On the radio you are sharing the services of the First Baptist Church in Dallas, and this is the pastor bringing the evening message entitled The Mysteries of the Kingdom.
On Sunday night for a long, long time, and for a long, long time yet to come, the pastor is preaching through the life of our blessed Lord. We follow it so slowly that we hardly have a feeling of movement. But the life of Christ is so rich that if we were to dwell there forever we would not fathom the unfathomable, unplumbed depths of the riches of grace in Christ Jesus.
But in our preaching through the life of Christ we have come to the thirteenth chapter of the Gospel of Matthew. And this chapter is a collection by the apostle Matthew of the parables of our Lord concerning the kingdom. Now, if you would like to read with me the text, turn to the thirteenth chapter of Matthew, and we shall read beginning at verse 10 through verse 17.
And the message tonight will be introductory. There will be others that follow concerning the substance of these pictures, these parabolic portrayals of the great truths of the kingdom of our Lord. Share your Bible with your neighbor, and on the radio get your Bible and read it out loud with us.

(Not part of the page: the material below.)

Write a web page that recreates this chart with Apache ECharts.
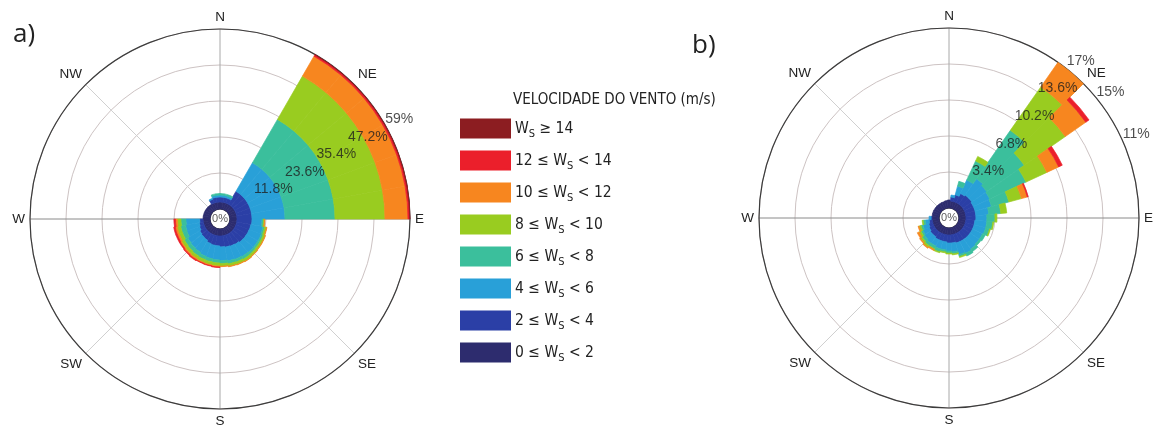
<!DOCTYPE html>
<html><head><meta charset="utf-8">
<script src="https://cdn.jsdelivr.net/npm/echarts@6/dist/echarts.min.js"></script>
<style>html,body{margin:0;padding:0;background:#fff}#c{width:1156px;height:427px}</style>
</head><body><div id="c"></div>
<script>
// ---------- data ----------
const directionLabels = ['N','NE','E','SE','S','SW','W','NW'];
const speedClasses = ['0 ≤ Ws < 2','2 ≤ Ws < 4','4 ≤ Ws < 6','6 ≤ Ws < 8','8 ≤ Ws < 10','10 ≤ Ws < 12','12 ≤ Ws < 14','Ws ≥ 14'];
const speedColors = ['#2d2c6e','#2b3fa6','#29a0d8','#3bbf9c','#99cc20','#f7861f','#eb1f2b','#8c1d21'];
const sectorNames = ['0','10','20','30','40','50','60','70','80','90','100','110','120','130','140','150','160','170','180','190','200','210','220','230','240','250','260','270','280','290','300','310','320','330','340','350'];

// chart a) frequency (%) per 10-degree sector, one array per speed class
const navyA   = [2.29,2.29,2.29,2.29,2.29,2.29,2.29,2.29,2.29,2.29,2.29,2.29,2.29,2.29,2.29,2.29,2.29,2.29,2.29,2.29,2.29,2.29,2.29,2.29,2.29,2.29,2.29,2.29,2.29,2.29,2.29,2.29,2.29,2.29,2.29,2.29];
const dblueA  = [1.64,1.64,1.64,4.92,4.92,4.92,4.92,4.92,4.92,4.92,4.70,4.59,4.50,4.40,4.10,3.94,3.80,3.60,3.28,3.20,3.00,2.50,2.30,2.10,1.60,1.32,1.10,0,0,0,0,0,0,1.31,1.64,1.64];
const mblueA  = [0.66,0.66,0.66,10.82,10.82,10.82,10.82,10.82,10.82,3.28,4.00,4.27,4.30,4.40,4.59,4.59,4.59,4.50,4.59,4.50,4.50,4.59,4.59,4.59,4.40,4.58,4.50,0,0,0,0,0,0,0.33,0.66,0.66];
const tealA   = [0.49,0.49,0.49,16.39,16.39,16.39,16.39,16.39,16.39,0.49,0.60,0.65,0.70,0.80,0.98,0.98,0.98,0.98,0.99,0.99,1.10,1.31,1.31,1.31,1.50,1.64,1.64,0,0,0,0,0,0,0,0.49,0.49];
const greenA  = [0,0,0,16.38,16.38,16.38,16.38,16.38,16.38,0.33,0.60,0.66,0.70,0.75,0.82,0.82,0.82,0.82,0.98,0.98,0.98,0.98,0.98,0.98,1.15,1.15,1.15,0,0,0,0,0,0,0,0,0];
const orangeA = [0,0,0,7.54,7.54,7.54,7.54,7.54,7.54,0.16,0.16,0.16,0.16,0.16,0.16,0.16,0.16,0.16,0.33,0.33,0.33,0.49,0.49,0.49,0.66,0.66,0.66,0,0,0,0,0,0,0,0,0];
const redA    = [0,0,0,0.56,0.56,0.56,0.56,0.56,0.56,0,0,0,0,0,0,0,0,0,0.16,0.16,0.16,0.33,0.33,0.33,0.49,0.49,0.49,0,0,0,0,0,0,0,0,0];
const dredA   = [0,0,0,0.10,0.10,0.10,0.10,0.10,0.10,0,0,0,0,0,0,0,0,0,0,0,0,0,0,0,0,0,0,0,0,0,0,0,0,0,0,0];

// chart b) frequency (%) per 10-degree sector (centred on multiples of 10 degrees)
const navyB   = [0.76,0.66,0.66,0.66,0.66,0.66,0.66,0.66,0.66,0.66,0.66,0.66,0.66,0.66,0.66,0.66,0.66,0.66,0.66,0.66,0.66,0.66,0.66,0.66,0.66,0.66,0.66,0.66,0.66,0.66,0.66,0.66,0.66,0.66,0.66,0.71];
const dblueB  = [0,0.38,0.66,0.94,1.04,1.04,0.94,0.94,0.94,0.94,0.85,0.85,0.85,0.85,0.85,0.85,0.85,0.76,0.76,0.66,0.66,0.66,0.57,0.57,0.47,0.38,0.28,0.09,0,0,0,0,0,0,0,0];
const mblueB  = [0,0.19,0.85,1.42,1.89,1.70,1.70,1.61,1.23,1.04,1.13,1.13,1.04,1.04,1.13,1.23,1.13,0.85,0.76,0.76,0.76,0.66,0.76,0.66,0.66,0.57,0.38,0.19,0,0,0,0,0,0,0,0];
const tealB   = [0,0,0.47,1.98,5.57,4.34,3.78,1.70,1.13,0.76,0.57,0.38,0.28,0.19,0.28,0.28,0.19,0.19,0.19,0.19,0.28,0.28,0.28,0.28,0.19,0.19,0.19,0,0,0,0,0,0,0,0,0];
const greenB  = [0,0,0,0.47,5.01,4.72,2.17,1.23,0.57,0.19,0.09,0.09,0,0,0,0,0.09,0.09,0.09,0.09,0.09,0.09,0.19,0.19,0.19,0.19,0.09,0,0,0,0,0,0,0,0,0];
const orangeB = [0,0,0,0,2.83,2.36,1.23,0.57,0,0,0,0,0,0,0,0,0,0,0,0,0,0.09,0.09,0.09,0.19,0.09,0,0,0,0,0,0,0,0,0,0];
const redB    = [0,0,0,0,0,0.38,0.38,0.09,0,0,0,0,0,0,0,0,0,0,0,0,0,0,0,0,0,0,0,0,0,0,0,0,0,0,0,0];
const dredB   = [0,0,0,0,0,0,0,0,0,0,0,0,0,0,0,0,0,0,0,0,0,0,0,0,0,0,0,0,0,0,0,0,0,0,0,0];

// radial ring labels
const ringValuesA = [0, 11.8, 23.6, 35.4, 47.2, 59];
const ringValuesB = [0, 3.4, 6.8, 10.2, 13.6, 17];
const extraLabelsB = [[17, 52, '15%'], [17, 66, '11%']];

// ---------- layout ----------
const centerA = [220, 219], centerB = [949, 218];
const ringRadius = [10, 190];
const labelAngleA = 61, labelAngleB = 40;
const NARROW = '"Liberation Sans Narrow","Arial Narrow","DejaVu Sans Condensed",sans-serif';
const SANS = '"Liberation Sans",Arial,sans-serif';

const seriesA = [navyA, dblueA, mblueA, tealA, greenA, orangeA, redA, dredA];
const seriesB = [navyB, dblueB, mblueB, tealB, greenB, orangeB, redB, dredB];

function gridAxes(polarIndex, maxR, step) {
  return {
    angle: {
      polarIndex, type: 'value', min: 0, max: 360, interval: 45, startAngle: 90, clockwise: true,
      axisLine: {show: true, lineStyle: {color: '#3c3c3c', width: 1.2}},
      axisTick: {show: false},
      axisLabel: {show: true, margin: 5, fontSize: 13.5, color: '#222', fontFamily: SANS,
        formatter: v => directionLabels[Math.round(v / 45) % 8]},
      splitLine: {show: true, lineStyle: {color: ['#a8a8a8','#d0d0d0','#8a8a8a','#d0d0d0','#a8a8a8','#d0d0d0','#8a8a8a','#d0d0d0'], width: 1}}
    },
    radius: {
      polarIndex, type: 'value', min: 0, max: maxR, interval: step,
      axisLine: {show: false}, axisTick: {show: false}, axisLabel: {show: false},
      splitLine: {show: true, lineStyle: {color: '#cdc3c3', width: 1}}
    }
  };
}
function barAxes(polarIndex, maxR, startAngle) {
  return {
    angle: {polarIndex, type: 'category', data: sectorNames, startAngle, clockwise: true, show: false,
      axisLine: {show: false}, axisTick: {show: false}, axisLabel: {show: false}, splitLine: {show: false}},
    radius: {polarIndex, type: 'value', min: 0, max: maxR, show: false,
      axisLine: {show: false}, axisTick: {show: false}, axisLabel: {show: false}, splitLine: {show: false}}
  };
}
const gA = gridAxes(0, 59, 11.8), bA = barAxes(1, 59, 90);
const gB = gridAxes(2, 17, 3.4), bB = barAxes(3, 17, 95);

function ringLabelSeries(polarIndex, values, angleDeg, extras) {
  const t = angleDeg * Math.PI / 180;
  const out = 15;
  const data = values.map(v => ({
    value: [v, angleDeg],
    name: v + '%',
    label: v === 0
      ? {offset: [-ringRadius[0] * Math.sin(t), ringRadius[0] * Math.cos(t)], fontSize: 11, color: '#333'}
      : {offset: [out * Math.sin(t), -out * Math.cos(t)]}
  }));
  (extras || []).forEach(e => {
    const a = e[1] * Math.PI / 180;
    data.push({value: [e[0], e[1]], name: e[2], label: {offset: [out * Math.sin(a), -out * Math.cos(a)]}});
  });
  return {
    type: 'scatter', coordinateSystem: 'polar', polarIndex, symbolSize: 0, z: 10, silent: true,
    label: {show: true, position: 'inside', formatter: p => p.name, fontSize: 14, color: '#1e1e1e', fontFamily: SANS},
    data
  };
}

function barSeries(name, k, polarIndex, stack, values) {
  return {type: 'bar', name, coordinateSystem: 'polar', polarIndex, stack,
    data: values.map(v => v === 0 ? '-' : v),
    barCategoryGap: '0%', barGap: '0%',
    itemStyle: {color: speedColors[k], borderColor: speedColors[k], borderWidth: 0.7},
    z: 3, silent: true};
}
const series = [];
speedClasses.forEach((name, k) => series.push(barSeries(name, k, 1, 'a', seriesA[k])));
speedClasses.forEach((name, k) => series.push(barSeries(name, k, 3, 'b', seriesB[k])));
series.push(ringLabelSeries(0, ringValuesA, labelAngleA));
series.push(ringLabelSeries(2, ringValuesB, labelAngleB, extraLabelsB));

const chart = echarts.init(document.getElementById('c'), null, {renderer: 'canvas'});
chart.setOption({
  animation: false,
  backgroundColor: '#fff',
  title: [
    {text: 'a)', left: 8, top: 17, textStyle: {fontSize: 26, fontWeight: 'normal', color: '#222', fontFamily: '"Open Sans",sans-serif'}},
    {text: 'b)', left: 687, top: 28, textStyle: {fontSize: 26, fontWeight: 'normal', color: '#222', fontFamily: '"Open Sans",sans-serif'}},
    {text: 'VELOCIDADE DO VENTO (m/s)', left: 508, top: 88, textStyle: {fontSize: 15, fontWeight: 'normal', color: '#222', fontFamily: NARROW}}
  ],
  legend: {
    orient: 'vertical', left: 455, top: 112, itemWidth: 49, itemHeight: 18, itemGap: 9,
    icon: 'rect', selectedMode: true,
    data: speedClasses.slice().reverse(),
    formatter: name => {
      const parts = name.split('Ws');
      return (parts[0] ? '{n|' + parts[0] + '}' : '') + '{n|W}{s|S}' + (parts[1] ? '{n|' + parts[1] + '}' : '');
    },
    textStyle: {
      color: '#222', fontFamily: NARROW, fontSize: 15.5,
      rich: {
        n: {fontSize: 15.5, fontFamily: NARROW, color: '#222', lineHeight: 18},
        s: {fontSize: 11, fontFamily: NARROW, color: '#222', padding: [12, 0, 0, 0], lineHeight: 12}
      }
    }
  },
  polar: [
    {center: centerA, radius: ringRadius},
    {center: centerA, radius: ringRadius},
    {center: centerB, radius: ringRadius},
    {center: centerB, radius: ringRadius}
  ],
  angleAxis: [gA.angle, bA.angle, gB.angle, bB.angle],
  radiusAxis: [gA.radius, bA.radius, gB.radius, bB.radius],
  series
});
</script></body></html>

Matthew chapter 13, beginning at verse 10 and reading through verse 17, all of us together:
And the disciples came, and said unto Him, Why speakest Thou unto them in parables?
He answered and said unto them, Because it is given unto you to know the mysteries of the kingdom of heaven, but to them it is not given.
For whosoever hath, to him it shall be given, and he shall have more abundance: but whosoever hath not, from him shall be taken away even that he hath.
Therefore speak I to them in parables: because they seeing see not; and hearing they hear not, neither do they understand.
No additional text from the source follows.